В ландграфе Олана раздражало всё. И ненавидел он его тоже за всё: за то, как тот вечно по-доброму общался, прямо глядя в глаза, за то, что всегда следил за собой, был опрятен и скромен, за то, как всегда умел находить выход из любой ситуации, не отчаиваясь и не паникуя; и особенно за то, как всё это помогало ему умело использовать людей. О нём ходило множество слухов. Каким-то Олан верил, каким-то – нет. Но суть сводилась именно к тому, за что он так его ненавидел: этому типу всё давалось легко, он был богат, самоуверен и мог подмять под себя любого. Ко всему прочему, каким-то немыслимым образом при их личном общении в эти полтора дня Леон умело носил маску скромняги, которого легко озадачить и смутить. Олан слышал о ландграфе давно, но впервые увидел у церкви. Тогда он уже заочно ненавидел Леона, и потому принципиально не согласился помогать ему. Он и представить себе не мог, что эта скотина посмеет воспользоваться магией порабощения. Это была редкая магия, в которую парень не верил, пока сам не попал под её влияние. Проклятый ландграф мог оказаться ещё и магом – о нём и подобное рассказывали. Тогда от него живым не уйти. И особенно злило, когда Леон о чём-то спрашивал, словно хотел заставить поверить, что ему интересно и что он видит перед собой человека, а не просто инструмент для достижения цели. В этом Олана было не провести: он не уличная торговка, верящая во всякие россказни, он умел выделять из сплетен суть и точно знал, что Леон – негодяй и, даже если не маг, верить ему нельзя.

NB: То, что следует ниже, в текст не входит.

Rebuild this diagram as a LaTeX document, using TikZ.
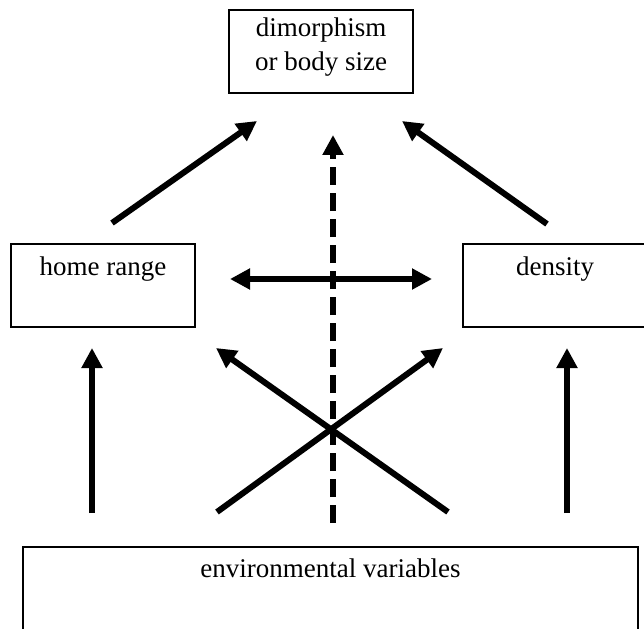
\documentclass[tikz,border=0pt]{standalone}
\usepackage{fontspec}
\setmainfont{Liberation Serif}
\usetikzlibrary{arrows.meta}
\begin{document}
\begin{tikzpicture}[x=1pt,y=-1pt,
  box/.style={draw,line width=1.2pt,minimum width=184pt,minimum height=83pt,inner sep=0pt},
  lbl/.style={font=\fontsize{27}{33}\selectfont,inner sep=0pt,anchor=base,align=center},
  arr/.style={line width=6pt,-{Triangle[length=20pt,width=20pt]}},
  darr/.style={line width=6pt,{Triangle[length=20pt,width=20pt]}-{Triangle[length=20pt,width=20pt]}},
  dash arr/.style={arr,dash pattern=on 18pt off 8pt}]
\useasboundingbox (0,0) rectangle (644,628);
% boxes
\node[box] (top) at (321,51.5) {};
\node[box] (home) at (103,285.5) {};
\node[box] (dens) at (555,285.5) {};
\node[box,minimum width=615pt,minimum height=120pt] (env) at (330.5,607) {};
% labels
\node[lbl] (toptxt1) at (321,37) {dimorphism};
\node[lbl] (toptxt2) at (321,71) {or body size};
\node[lbl] (hometxt) at (103,275) {home range};
\node[lbl] (denstxt) at (555,275) {density};
\node[lbl] (envtxt) at (330.5,577) {environmental variables};
% arrow end points
\coordinate (a1s) at (112,223); \coordinate (a1e) at (257,121);
\coordinate (a2s) at (547,224); \coordinate (a2e) at (402,121);
\coordinate (a3s) at (333,523); \coordinate (a3e) at (333,135);
\coordinate (a4s) at (230,279); \coordinate (a4e) at (432,279);
\coordinate (a5s) at (92,513);  \coordinate (a5e) at (92,348);
\coordinate (a6s) at (567,513); \coordinate (a6e) at (567,348);
\coordinate (a7s) at (217,512); \coordinate (a7e) at (443,348);
\coordinate (a8s) at (448,512); \coordinate (a8e) at (216,348);
% arrows
\draw[arr] (a1s) -- (a1e);
\draw[arr] (a2s) -- (a2e);
\draw[arr] (a5s) -- (a5e);
\draw[arr] (a6s) -- (a6e);
\draw[arr] (a7s) -- (a7e);
\draw[arr] (a8s) -- (a8e);
\draw[darr] (a4s) -- (a4e);
\draw[dash arr] (a3s) -- (a3e);
\end{tikzpicture}
\end{document}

– Стойте тут, я осмотрю болото, – сказал Олан, и Леон послушно остался стоять на месте.
Парень принялся расхаживать по болоту. Он легко проследил за следами и уже через полчаса обошёл всё в точности так же, как и собиравший ягоды человек. Он видел место, где лежал клинок, пока его не подобрали, но всё равно бродил ещё какое-то время, раздумывая. Нельзя расслабляться и нельзя ночевать под одной крышей с Леоном. Этот подлый гад может ещё что-нибудь придумать, чтобы подчинить себе окончательно. Становиться его марионеткой не хотелось. Может, это тоже слухи, но магией порабощения этот субъект обладал, говорят, отлично, и легко менял и убивал надоевших или ставших бесполезными слуг и любовниц. Леон пока не производил впечатление великого мага, но и об этом ходили отдельные слухи: он здорово умел прикидываться, втираясь в доверие. Правда, при всём при этом в городе ему не доверял никто, так что этим слухам парень верил слабо. И всё же стоило что-то придумать, чтобы не оставаться с ним спящим. Предложить ночью побыть на карауле? Придётся спать потом, а это опасно. Эту ночь в лесу Олан спал спокойно: у Леона были на него планы по поиску артефакта, а теперь он задумался над тем, что с ним сделает ландграф, когда он, Олан, станет не нужен. К несчастью, парень знал, что силён и молод, то есть вполне сгодится в телохранители. Да теперь ещё Леону известно, что он и вправду толковый следопыт. Вряд ли его просто так отпустят: он не знал наверняка, но догадывался, что обошёлся Леону недёшево.
– Ваш клинок точно у него, – сообщил он, наконец. – Придётся идти в деревню.
Это известие тоже подозрительно не разочаровало ландграфа.
***
Леон был кроток и скромно брёл за Оланом, пока тот не вывел его на дорогу, больше похожую на тропу. Мужчина молчал и о чём-то думал. Вокруг чувствовался простор: лес явно недавно пострадал от сильного ветра, и половина стволов лежала на земле. Большая половина даже. Зато солнце, наконец, грело. После болот и тёмного леса это казалось радостным изменением.